Sorun, o elinde bıçak, boğazından kanlar akan ve 'tinerci' olduğu söylenen genç adamın sinemaya nasıl girdiği değildi. O sokaklarda onlardan yüzlerce var. Ve herhangi bir barajı aşıp her yere girebilirler.
Sorun, biraz önce Televole için malzeme çeken medyanın show'u haline gelen, kimselerin engel olamadığı o gencin sahnede nerdeyse yarım saat kalmasıydı. Beyoğlu karakolu birkaç dakikalık mesafedeydi, oysa 15 dakika sonra gele gele tek bir polis gelebildi. O da etkisiz kaldı. Acaba Beyoğlu'nda böylesine bir asayiş yoksunluğu görünümü yaratmak, Hortum Süleyman olayında yara alan polisin özel bir tavrı mıydı? Ve Hortum Süleyman otoritesinin gerekliliği mi anlatılmak isteniyordu?

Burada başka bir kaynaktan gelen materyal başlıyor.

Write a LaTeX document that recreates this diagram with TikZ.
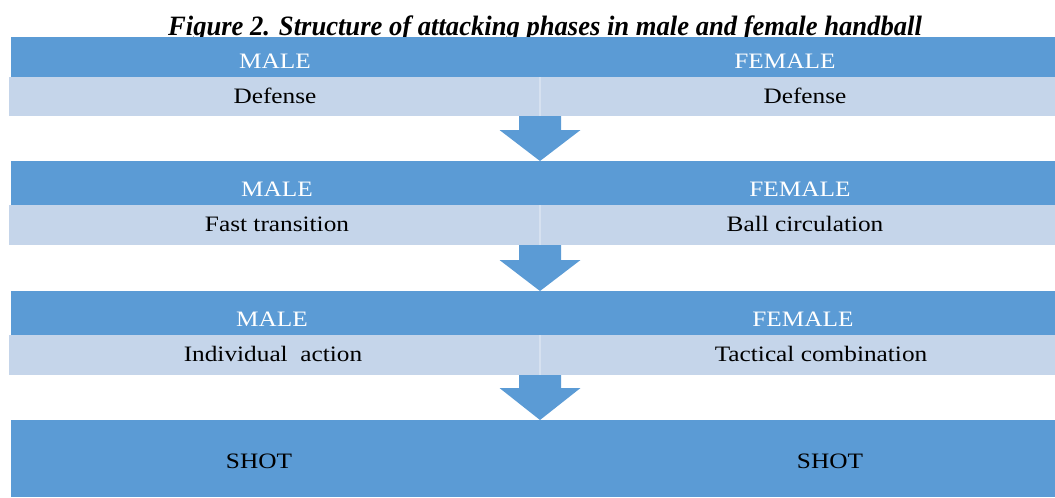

Türkiye'nin tinerci çocuklardan asayişe önemli sorunlarını simgeleyen bu olayda, sonunda kabak medyanın başında patladı. Bir kısım seyirci "Basın dışarı!" diye bağırmakla yetinmeyip, kimi kameramanları tartakladı. Ve o kavga da sonunda polise intikal etti. Oysa o medya, o kameramanlar sadece yaşanan tuhaf bir olayı saptıyorlardı. Yani asli görevlerini yapıyorlardı. Başka ne yapmaları bekleniyordu ki?
Ama Televole zihniyetine ve kimi saygısız davranışlara tepkinin, bir kısım aydınlarda gerçek bir basın düşmanlığına dönüşmekte olduğunun sinyalleri vardı o olayda...
Tinerci çocuğun "Televoleye çıkar mıyım?" diye sorması ve balkonda bulunduğu söylenen Memoli'yi istemesi de üzerinde ayrıca durulacak bir olaydı. Ve ben "Artık herkes 15 dakika için ünlü olacak" diyen toprağı bol olası Andy Warhol'u bir kez daha anmadan edemedim...
Evet, garip bir gece ve binbir mesaj içeren olaylar yaşandı. Umarım herkes oturup üzerinde düşünür ve gerekli dersleri çıkarır.